Friday, January 13, 2017

Lavender spray

Inspired by this beading pin:

This was tatted with two threads of DMC Rayon thread from a skein. I kept it a simple rings and chains pattern. I counted how many rings the picture had and based the double stitch counts off that. Seventeen rings so each ring was seventeen double stitches.
At first I began with two double stitches for the chains, but after doing a repeat, I changed it. It was too difficult to twist it to shape the stem. I increased the chain to three and this seemed to wrap better. I had wanted to do the chains with a color that would continue on to encapsulate the rest of the loose threads at the end as well as the wire that would help shape it.  I went with a green that I had left over from a previous tatting project.
After completing the tatting I began to twist it into shape, while trying to include the wire that would help maintain it. This proved to be more difficult than what I had hoped for. The twisting of the rings around this wire was a challenge. Or rather, getting the rings to lay the way I wanted was a challenge.
I didn't like how the green from the chain showed through so much. I tired several different ways to wrap these but wasn't getting the results I wanted. I ended up hooking the base of the first ring with the wire. I then began shaping the rings in a circular fashion. After about two or three rings I would twist the wire around the base of the chain/ring. I kept the wire straight in the center and continued the "shaping" around it. Again I would wrap the wire around the third ring twisting around until I reached the end of the "stalk".

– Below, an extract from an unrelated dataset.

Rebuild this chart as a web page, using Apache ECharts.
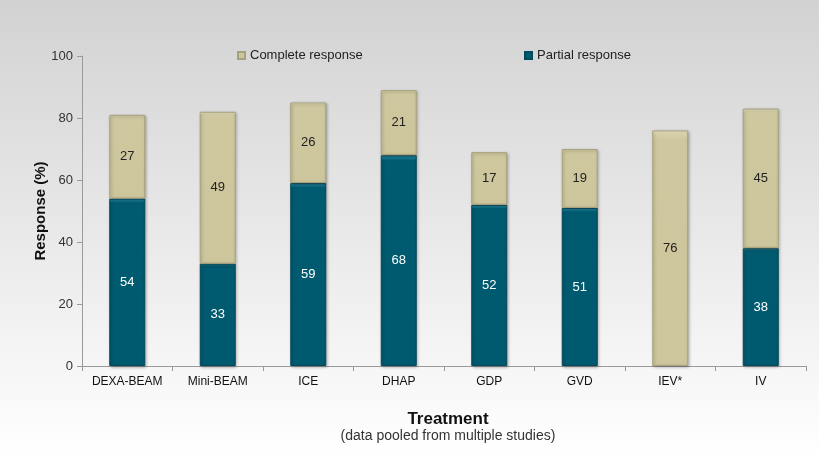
<!DOCTYPE html>
<html><head><meta charset="utf-8">
<script src="https://cdn.jsdelivr.net/npm/echarts@6/dist/echarts.min.js"></script>
<style>html,body{margin:0;padding:0;}#c{width:819px;height:459px;}</style>
</head><body><div id="c"></div>
<script>
const categories = ['DEXA-BEAM','Mini-BEAM','ICE','DHAP','GDP','GVD','IEV*','IV'];
const partialResponse = [54,33,59,68,52,51,0,38];
const completeResponse = [27,49,26,21,17,19,76,45];
const yTicks = {min:0, max:100, interval:20};

const chart = echarts.init(document.getElementById('c'));
const font = '"Liberation Sans", Arial, sans-serif';
chart.setOption({
  backgroundColor: {type:'linear', x:0, y:0, x2:0, y2:1, colorStops:[{offset:0,color:'#d2d2d2'},{offset:1,color:'#ffffff'}]},
  animation:false,
  textStyle:{fontFamily:font},
  legend:[
    {data:['Complete response'], left:232, top:44, itemWidth:7, itemHeight:7, itemGap:3,
     textStyle:{fontSize:13, color:'#222', fontFamily:font}, icon:'rect'},
    {data:['Partial response'], left:519, top:44, itemWidth:7, itemHeight:7, itemGap:3,
     textStyle:{fontSize:13, color:'#222', fontFamily:font}, icon:'rect'}
  ],
  grid:{left:82, right:13, top:56, bottom:93},
  xAxis:{type:'category', data:categories,
    axisLine:{lineStyle:{color:'#9a9a9a'}},
    axisTick:{show:true, alignWithLabel:false, length:5, interval:0, lineStyle:{color:'#9a9a9a'}},
    axisLabel:{fontSize:12, color:'#111', margin:10, interval:0, fontFamily:font}},
  yAxis:{type:'value', min:yTicks.min, max:yTicks.max, interval:yTicks.interval,
    name:'Response (%)', nameLocation:'middle', nameGap:34, nameRotate:90, nameMoveOverlap:false,
    nameTextStyle:{fontSize:15, fontWeight:'bold', color:'#111', fontFamily:font},
    axisLine:{show:true, lineStyle:{color:'#9a9a9a'}},
    axisTick:{show:true, length:5, lineStyle:{color:'#9a9a9a'}},
    splitLine:{show:false},
    axisLabel:{fontSize:13, color:'#333', margin:9, fontFamily:font}},
  series:[
    {name:'Partial response', type:'bar', stack:'r', data:partialResponse.map(v=>v>0?v:'-'), barWidth:36,
     itemStyle:{color:{type:'linear',x:0,y:0,x2:0,y2:1,colorStops:[{offset:0,color:'#2a93ad'},{offset:0.012,color:'#1a7f99'},{offset:0.025,color:'#015b70'},{offset:1,color:'#005a6f'}]},
       borderColor:'#024a5c', borderWidth:1, shadowColor:'rgba(0,0,0,0.3)', shadowBlur:3, shadowOffsetX:1, shadowOffsetY:1},
     label:{show:true, position:'inside', color:'#fff', fontSize:13, fontFamily:font}},
    {name:'Complete response', type:'bar', stack:'r', data:completeResponse, barWidth:36,
     itemStyle:{color:{type:'linear',x:0,y:0,x2:0,y2:1,colorStops:[{offset:0,color:'#f3efcf'},{offset:0.02,color:'#d6d0a8'},{offset:0.04,color:'#cfc89f'},{offset:1,color:'#cdc69c'}]},
       borderColor:'#a8a27c', borderWidth:1, shadowColor:'rgba(0,0,0,0.3)', shadowBlur:3, shadowOffsetX:1, shadowOffsetY:1},
     label:{show:true, position:'inside', color:'#222', fontSize:13, fontFamily:font}}
  ],
  graphic:[
    {type:'text', x:448, y:411, style:{text:'Treatment', font:'bold 17px "Liberation Sans", Arial, sans-serif', fill:'#111', textAlign:'center', textVerticalAlign:'top'}},
    {type:'text', x:448, y:429, style:{text:'(data pooled from multiple studies)', font:'14px "Liberation Sans", Arial, sans-serif', fill:'#333', textAlign:'center', textVerticalAlign:'top'}}
  ]
});
</script></body></html>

I clipped the blue thread closer to where the last chain split from the ring and then using the green did a bit of encapsulating the rest of the wire. I worked a few more removing the second color from it.

Friday, October 28, 2016

Red, white...bobbles

The multi-month Pin Challenge is finally complete! This was work in the end with 2 strands of size 10 crochet thread. I began with a ball of bamboo thread that I had laying around. Then I switched to mixing a strand of metallic thread to give it a bit of sparkle. That quickly lost it's appeal because it was such a hassle trying to keep the threads from tangling with one another. The effect was very pretty, I simply didn't have the patience to keep all those threads together. So I began again, with 2 strands of thread.
After completing the base and side panels, I went to work on the bobble panel of the purse. After one was done, I saw my tension needed to be reworked, so I unraveled it and began again.
The smaller ball is some of the thread from the larger ball rewound onto it to make it easier to manage the threads. I joined the sides together because I kept misplacing them and didn't want to have to redo those as well.
This is one completed bobble panel! I was so happy when it was done. 

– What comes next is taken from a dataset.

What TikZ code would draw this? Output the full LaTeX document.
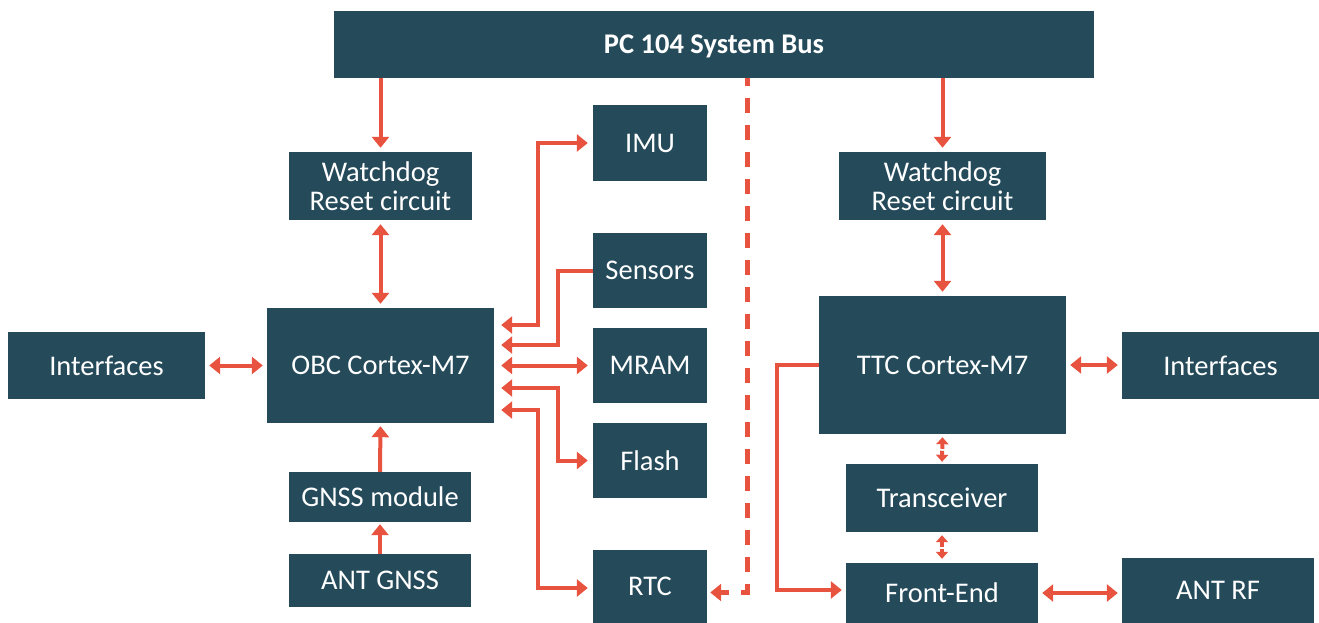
\documentclass[tikz,border=0pt]{standalone}
\usepackage{fontspec}
\setmainfont{Carlito}
\usetikzlibrary{arrows.meta,calc}
\definecolor{boxc}{HTML}{254B5B}
\definecolor{redc}{HTML}{E8533F}
\begin{document}
\begin{tikzpicture}[x=1bp,y=-1bp,
  box/.style={fill=boxc,text=white,inner sep=0pt,align=center,
    font=\fontsize{28.5bp}{29bp}\selectfont},
  conn/.style={draw=redc,line width=4bp,
    >={Triangle[width=17bp,length=11bp]}},
  dconn/.style={draw=redc,line width=5bp,dash pattern=on 15bp off 12bp,dash phase=7bp,
    >={Triangle[width=17bp,length=11bp]}},
  sconn/.style={draw=redc,line width=4bp,dash pattern=on 5bp off 2bp,
    >={Triangle[width=12bp,length=7bp]}},
  gap/.style={shorten >=4bp},
  gapb/.style={shorten <=4bp,shorten >=4bp}]
\useasboundingbox (0,0) rectangle (1319,623);
% boxes
\node[box,minimum width=760bp,minimum height=67bp,text depth=0pt,font=\fontsize{28.5bp}{29bp}\selectfont\bfseries] (bus) at (714,44.5) {PC 104 System Bus};
\node[box,minimum width=183bp,minimum height=68bp] (wdL) at (380.5,186) {Watchdog\\Reset circuit};
\node[box,minimum width=207bp,minimum height=68bp] (wdR) at (942.5,186) {Watchdog\\Reset circuit};
\node[box,minimum width=227bp,minimum height=115bp] (obc) at (380.5,365.5) {OBC Cortex-M7};
\node[box,minimum width=197bp,minimum height=67bp] (ifL) at (106.5,365.5) {Interfaces};
\node[box,minimum width=182bp,minimum height=50bp] (gnss) at (380,497) {GNSS module};
\node[box,minimum width=182bp,minimum height=53bp] (antg) at (380,580.5) {ANT GNSS};
\node[box,minimum width=114bp,minimum height=76bp] (imu) at (650,143) {IMU};
\node[box,minimum width=114bp,minimum height=75bp] (sens) at (650,270.5) {Sensors};
\node[box,minimum width=114bp,minimum height=75bp] (mram) at (650,365.5) {MRAM};
\node[box,minimum width=114bp,minimum height=75bp] (flash) at (650,460.5) {Flash};
\node[box,minimum width=114bp,minimum height=73bp] (rtc) at (650,586.5) {RTC};
\node[box,minimum width=247bp,minimum height=138bp] (ttc) at (942.5,365) {TTC Cortex-M7};
\node[box,minimum width=192bp,minimum height=68bp] (trx) at (942,498) {Transceiver};
\node[box,minimum width=192bp,minimum height=60bp] (fe) at (942,593) {Front-End};
\node[box,minimum width=197bp,minimum height=67bp] (ifR) at (1220.5,365.5) {Interfaces};
\node[box,minimum width=192bp,minimum height=65bp] (antrf) at (1218,590.5) {ANT RF};
% connectors
\draw[conn,->,gap] (wdL.north |- bus.south) -- (wdL.north);
\draw[conn,->,gap] (wdR.north |- bus.south) -- (wdR.north);
\draw[conn,<->,gapb] (wdL.south) -- (obc.north);
\draw[conn,<->,gapb] (wdR.south) -- (ttc.north);
\draw[conn,<->,gapb] (ifL.east) -- (obc.west);
\draw[conn,<->,gapb] (ttc.east) -- (ttc.east -| ifR.west);
\draw[conn,->,shorten >=3bp] (gnss.north) -- (obc.south);
\draw[conn,->,shorten >=2bp] (antg.north) -- (gnss.south);
\draw[conn,<->,shorten <=7bp,shorten >=5bp] ([yshift=40.5bp]obc.east) -- ++(44,0) |- (imu.west);
\draw[conn,->,shorten >=7bp] (sens.west) -- ++(-35,0) |- ([yshift=20.5bp]obc.east);
\draw[conn,<->,shorten <=7bp,shorten >=5bp] (obc.east) -- (mram.west);
\draw[conn,<->,shorten <=7bp,shorten >=5bp] ([yshift=-22.5bp]obc.east) -- ++(64,0) |- (flash.west);
\draw[conn,<->,shorten <=7bp,shorten >=5bp] ([yshift=-44.5bp]obc.east) -- ++(44,0) |- ([yshift=-1.5bp]rtc.west);
\draw[dconn,->,shorten >=3bp] ([xshift=33.5bp]bus.south) |- ([yshift=-6bp]rtc.east);
\draw[conn,->,shorten >=4bp] (ttc.west) -- ++(-42,0) |- ([yshift=3bp]fe.west);
\draw[conn,<->,gapb] (fe.east) -- (fe.east -| antrf.west);
\draw[sconn,<->,shorten <=3bp,shorten >=2bp] (ttc.south) -- (trx.north);
\draw[sconn,<->,shorten <=3bp,shorten >=4bp] (trx.south) -- (fe.north);
\end{tikzpicture}
\end{document}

My sewing skills are almost non-existent so I did my best to join them without being too rough. I have to say, as I was joining the second bobble panel, I got nervous. The opening left was not very much and I was afraid of how tight the top would end up.

It seems to hold quite a bit for being small. Now the instructions say to reinforce it with some crafting foam or something similar. I didn't do it at this stage because the bag has gotten a bit dingy with all the handling. I also had to try and find the finding to attach the handles to the purse. I actually didn't want to spend anymore on this purse, so I looked through my stash until I found some mini buckles that are for para-cord bracelet making. There were 6 in the pack, so I was thinking of doing a longer handles for when I wanted to use it as a backpack or crossover purse. This is where the buckles made it adaptable. I did buy the zipper in black to match the buckles and try to bring in the colors together.

This little purse holds quite a bit of stuff and is just the right size for me. The edges there a bit pronounced, and I thought of undoing that and restitching it. Then, my youngest said the words I dread..."Mom, is that for me?" It took me 2 balls of size 10 thread crochet thread and almost 6 months of work to get it done. Making another one with my hands muscle memory still fresh shouldn't be too hard right?

Saturday, August 27, 2016


June and July's challenge are still WIPs. Since they both use the same skill set I'll post them together on a later post. This month's challenge was actually suggested by my sister-in-law. She found this cute Pokémon Bulbasaur planter on Pintrest. Then after going to YouTube for further reference, a self watering one was discovered! The original planter was made with a 3D machine, this version is an adaptation. It was made with clay and painted afterwards and made self-watering.

With a bulk box of white Sculpty clay we began molding it. This process actually took an hour to complete. I was too focused on doing that, that I neglected to take pictures. As the main planter was baking, we made the small bowl that would hold water for the plant. After baking and painting we sealed it with a few coats of waterproof varnish. I have to admit, we began to lose some patience after painting the main planter. A piece of sponge acquired at the dollar store was cut out for the tongue. We inserted a Succulent and Poof! He's done!

Looking at my version I noticed, too late, that my Bulbasaur looked a bit cross eyed. That's okay though, I'll just say he's really focused on his aim! This was such a cute a fun project that I may make a couple more using other round-ish Pokémon, like Oddish , for example.